I haven’t rewritten the scene yet, but I’m sure it’ll be much better and way more accurate than before.
As stated earlier, Google and the library are your friends. Well, guess what? So am I!
So here are a few resources I’ve found along the way that I really think are great and I hope you do too.
1. Book of Poisons: A Guide for Writers by Serita Stevens
2. Forensics: A Guide for Writers by D.P. Lyle
3. Police Procedure & Investigation: A Guide for Writers by Lee Lofland
4. Now Write! Mysteries by Sherry Ellis and Laurie Lamson
Of course, read all the mystery novels you can find and learn from those. Even true crime novels would have a lot of information.
1. Writing World — This website is packed with writing information in general, but here’s the mystery section.
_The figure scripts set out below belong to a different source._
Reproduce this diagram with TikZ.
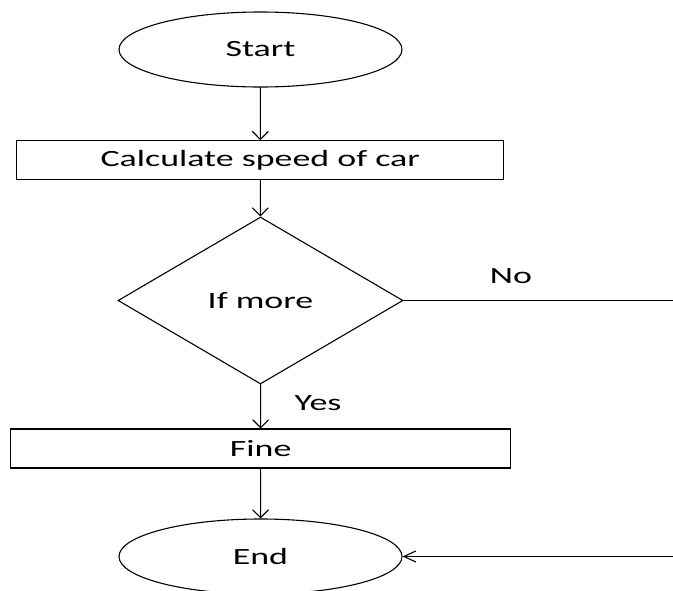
\documentclass[tikz,border=0pt]{standalone}
\usepackage{fontspec}
\setmainfont{Carlito}[FakeStretch=1.54]
\usetikzlibrary{shapes.geometric,arrows.meta,positioning}

\begin{document}
\begin{tikzpicture}[x=1pt,y=-1pt,line width=1.1pt,line cap=round,
    font=\fontsize{23.3}{28}\selectfont]
      \useasboundingbox (0,0) rectangle (673,590);

      \tikzstyle{myterm}=[draw, ellipse, minimum width=283pt, minimum height=75pt, inner sep=0pt];
      \tikzstyle{mybox}=[draw, rectangle, minimum height=39pt, inner sep=0pt];
      \tikzstyle{mychoice}=[draw, diamond, minimum width=285pt, minimum height=167pt, inner sep=0pt];
      \tikzstyle{mydown}=[-{Straight Barb[length=8pt,width=16pt]}];
      \tikzstyle{myleft}=[-{Straight Barb[length=12pt,width=11pt]}];

      \node[myterm] (start) at (260.5,49.5) {Start};
      \node[mybox, minimum width=487pt] (speed) at (260.3,160.2) {Calculate speed of car};
      \node[mychoice] (more) at (260.5,300.5) {If more};
      \node[mybox, minimum width=500pt] (fine) at (260.7,448.5) {Fine};
      \node[myterm] (stop) at (260.5,556.5) {End};

      \coordinate (NR) at (673,300.5);
      \coordinate (NE) at (673,556.5);
      \node (no) at (511,276) {No};
      \node (yes) at (318,403) {Yes};

      \draw[mydown] (start) -- (speed);
      \draw[mydown] (speed) -- (more);
      \draw[mydown] (more) -- (fine);
      \draw[mydown] (fine) -- (stop);
      \draw (more.east) -- (NR);
      \draw[myleft] (NE) -- (stop.east);
    \end{tikzpicture}
\end{document}
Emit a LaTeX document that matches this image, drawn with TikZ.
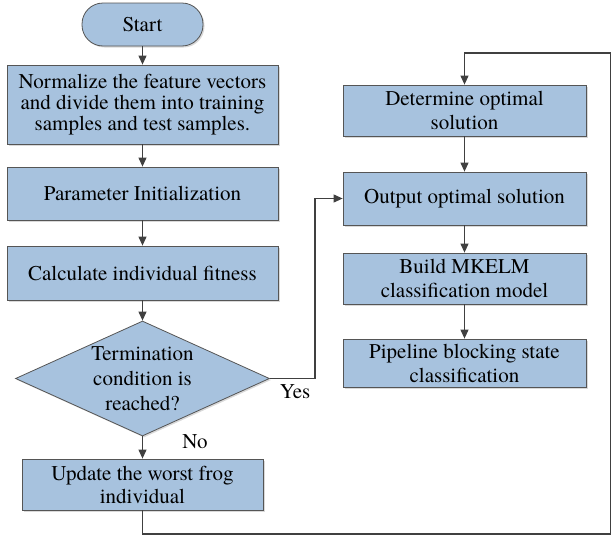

2. Research Resources for Mystery and Crime Writers — This article has a ton of other links to great research sites.
3. Research for Mystery Novels — This article is from Mystery Month last year. I was looking for the websites I usually go on and when I Googled something, this post was on the first page. I decided to put it on the list mostly because I was impressed and proud that out of 27 millions results, one of my articles was number six.
I thought I had more websites than that, but I’ll add to it as I find more. Apparently I use books for most of my research. Look at me going old school instead of asking Google everything!
How do you research for your mystery cases or your other novels?